Suppose $\dot{x} = f(x)$ is a dynamical system on the state space $X$. My notes define a conservative system as one where there exists a (nontrivial) function $H: X \rightarrow \mathbb{R}$ such that $$\frac{d}{dt}H(x) = 0 = \nabla H(x) \cdot f(x)$$
If we then define $\Sigma_E := H^{-1}(E)$, $E \in \mathbb{R}$ as level sets of $H$, it follows that $\Sigma_E$ is an invariant set due to $H$ being constant along orbits. Immediately after this proof my notes puzzlingly state "the dimension of the problem is reduced by one".
Later on when introducing Hamiltonian systems as a subset of conservative systems the classic example of the pendulum is given:
\begin{align} &\dot{\theta} = p \\ &\dot{p} = -\sin(\theta)\\ \end{align}
It is noted that there is the Hamiltonian $H(p,\theta) = \frac{1}{2}p^2 -\cos(\theta)$ and then shown how any Hamiltonian must be a conserved quantity. Immediately after it is written that "it is useful to notice conserved quantities when they exist as they reduce the dimension of the problem".
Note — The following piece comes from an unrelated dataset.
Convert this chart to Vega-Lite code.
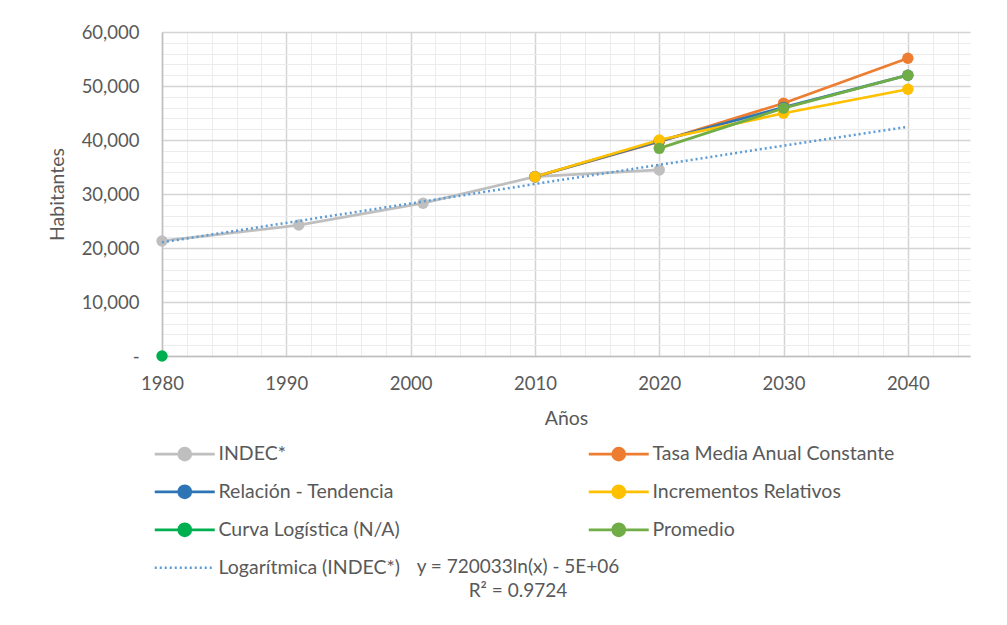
{
  "$schema": "https://vega.github.io/schema/vega-lite/v6.json",
  "width": 808,
  "height": 324,
  "autosize": {"type": "none"},
  "padding": {"left": 162, "top": 32, "right": 37, "bottom": 269},
  "background": "white",
  "config": {
    "font": "Lato",
    "view": {"stroke": null},
    "axis": {"labelColor": "#595959", "titleColor": "#595959", "labelFont": "Lato", "titleFont": "Lato", "titleFontWeight": "normal"},
    "legend": {"labelColor": "#595959", "titleColor": "#595959", "labelFont": "Lato", "titleFont": "Lato", "titleFontWeight": "normal", "padding": 0}
  },
  "datasets": {
    "series": [
      {"serie": "INDEC*", "anio": 1980, "hab": 21300},
      {"serie": "INDEC*", "anio": 1991, "hab": 24250},
      {"serie": "INDEC*", "anio": 2001, "hab": 28300},
      {"serie": "INDEC*", "anio": 2010, "hab": 33200},
      {"serie": "INDEC*", "anio": 2020, "hab": 34450},
      {"serie": "Tasa Media Anual Constante", "anio": 2010, "hab": 33200},
      {"serie": "Tasa Media Anual Constante", "anio": 2020, "hab": 39700},
      {"serie": "Tasa Media Anual Constante", "anio": 2030, "hab": 46800},
      {"serie": "Tasa Media Anual Constante", "anio": 2040, "hab": 55150},
      {"serie": "Relación - Tendencia", "anio": 2010, "hab": 33200},
      {"serie": "Relación - Tendencia", "anio": 2020, "hab": 39800},
      {"serie": "Relación - Tendencia", "anio": 2030, "hab": 46050},
      {"serie": "Relación - Tendencia", "anio": 2040, "hab": 52000},
      {"serie": "Incrementos Relativos", "anio": 2010, "hab": 33200},
      {"serie": "Incrementos Relativos", "anio": 2020, "hab": 40000},
      {"serie": "Incrementos Relativos", "anio": 2030, "hab": 44950},
      {"serie": "Incrementos Relativos", "anio": 2040, "hab": 49400},
      {"serie": "Curva Logística (N/A)", "anio": 1980, "hab": 0},
      {"serie": "Promedio", "anio": 2020, "hab": 38450},
      {"serie": "Promedio", "anio": 2030, "hab": 45900},
      {"serie": "Promedio", "anio": 2040, "hab": 52000}
    ],
    "trend": [
      {"serie": "Logarítmica (INDEC*)", "anio": 1980, "hab": 21050},
      {"serie": "Logarítmica (INDEC*)", "anio": 1990, "hab": 24650},
      {"serie": "Logarítmica (INDEC*)", "anio": 2000, "hab": 28250},
      {"serie": "Logarítmica (INDEC*)", "anio": 2010, "hab": 31850},
      {"serie": "Logarítmica (INDEC*)", "anio": 2020, "hab": 35400},
      {"serie": "Logarítmica (INDEC*)", "anio": 2030, "hab": 38950},
      {"serie": "Logarítmica (INDEC*)", "anio": 2040, "hab": 42450}
    ]
  },
  "layer": [
    {
      "data": {"name": "series"},
      "mark": {"type": "line", "strokeWidth": 2.75, "point": {"filled": true, "size": 130, "opacity": 1}},
      "encoding": {
        "x": {
          "field": "anio", "type": "quantitative",
          "scale": {"domain": [1980, 2045], "nice": false, "zero": false},
          "axis": {
            "title": "Años", "titleFontSize": 19.5, "titlePadding": 17,
            "values": [1980,1982,1984,1986,1988,1990,1992,1994,1996,1998,2000,2002,2004,2006,2008,2010,2012,2014,2016,2018,2020,2022,2024,2026,2028,2030,2032,2034,2036,2038,2040,2042,2044],
            "tickCount": 200,
            "labelExpr": "datum.value % 10 === 0 ? datum.value : ''",
            "labelFontSize": 18.5, "labelPadding": 18,
            "ticks": false,
            "domainColor": "#bfbfbf", "domainWidth": 1.5,
            "grid": true,
            "gridColor": {"condition": {"test": "datum.value % 10 === 0", "value": "#d4d4d4"}, "value": "#ececec"},
            "gridWidth": {"condition": {"test": "datum.value % 10 === 0", "value": 1.5}, "value": 1},
            "labelFlush": false, "labelOverlap": false
          }
        },
        "y": {
          "field": "hab", "type": "quantitative",
          "scale": {"domain": [0, 60000], "nice": false},
          "axis": {
            "title": "Habitantes", "titleFontSize": 19.5, "titlePadding": 14,
            "values": [0,2000,4000,6000,8000,10000,12000,14000,16000,18000,20000,22000,24000,26000,28000,30000,32000,34000,36000,38000,40000,42000,44000,46000,48000,50000,52000,54000,56000,58000,60000],
            "tickCount": 200,
            "labelExpr": "datum.value === 0 ? '-' : (datum.value % 10000 === 0 ? format(datum.value, ',') : '')",
            "labelFontSize": 18.5, "labelPadding": 23,
            "ticks": false,
            "domainColor": "#bfbfbf", "domainWidth": 1.5,
            "grid": true,
            "gridColor": {"condition": {"test": "datum.value % 10000 === 0", "value": "#d4d4d4"}, "value": "#ececec"},
            "gridWidth": {"condition": {"test": "datum.value % 10000 === 0", "value": 1.5}, "value": 1},
            "labelOverlap": false,
            "encode": {"labels": {"update": {"dx": {"signal": "datum.value === 0 ? -12 : 0"}}}}
          }
        },
        "color": {
          "field": "serie", "type": "nominal",
          "scale": {
            "domain": ["INDEC*", "Relación - Tendencia", "Curva Logística (N/A)", "Tasa Media Anual Constante", "Incrementos Relativos", "Promedio"],
            "range": ["#BFBFBF", "#2E75B6", "#00B050", "#ED7D31", "#FFC000", "#70AD47"]
          },
          "legend": {
            "orient": "none", "legendX": 13, "legendY": 412,
            "title": null, "columns": 2, "columnPadding": 183, "rowPadding": 14,
            "labelFontSize": 19.5, "labelOffset": 24, "labelLimit": 400,
            "symbolType": "M-5,0H5M-1,0A1,1 0 1,1 1,0A1,1 0 1,1 -1,0Z",
            "symbolSize": 144, "symbolStrokeWidth": 2.75,
            "encode": {"symbols": {"update": {"fill": {"scale": "color", "field": "value"}, "stroke": {"scale": "color", "field": "value"}, "opacity": {"value": 1}}}}
          }
        },
        "order": {"field": "anio", "type": "quantitative"}
      }
    },
    {
      "data": {"name": "trend"},
      "mark": {"type": "line", "color": "#5B9BD5", "strokeWidth": 2.5},
      "encoding": {
        "x": {"field": "anio", "type": "quantitative"},
        "y": {"field": "hab", "type": "quantitative"},
        "strokeDash": {
          "field": "serie", "type": "nominal",
          "scale": {"domain": ["Logarítmica (INDEC*)"], "range": [[2, 3]]},
          "legend": {
            "orient": "none", "legendX": 13, "legendY": 526,
            "title": ["y = 720033ln(x) - 5E+06", "R² = 0.9724"],
            "titleOrient": "right", "titleAlign": "center", "titleAnchor": "start",
            "titleFontSize": 19, "titleLineHeight": 24, "titlePadding": 118, "titleLimit": 500,
            "labelFontSize": 19.5, "labelOffset": 24, "labelLimit": 400,
            "symbolType": "M-5,0H5", "symbolSize": 144, "symbolStrokeWidth": 2.5,
            "symbolStrokeColor": "#5B9BD5"
          }
        }
      }
    }
  ]
}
Am I missing something obvious? In the case of the pendulum the state space is 2-dimensional, having the Hamiltonian and plotting its level sets gives us the entire phase portrait which is obviously still 2-dimensional. I know a Hamiltonian system has some very nice properties over a generic system, but I do not know one relating to reducing dimensions.
I guess my main question really is "why do we care about conserved quantities?".
Once you start at a given point, you are confined to the level set of $H$ passing through that point, which (typically) is an $(n-1)$-dimensional hypersurface in the $n$-dimensional state space $X$. If you introduce an $(n-1)$-dimensional coordinate system on that hypersurface, you can write the ODEs for the motion on the surface in terms of just those $n-1$ variables.
If you know several constants of motion, you can reduce the order further, and if you know sufficiently many, you can (in principle) integrate the system of ODEs exactly.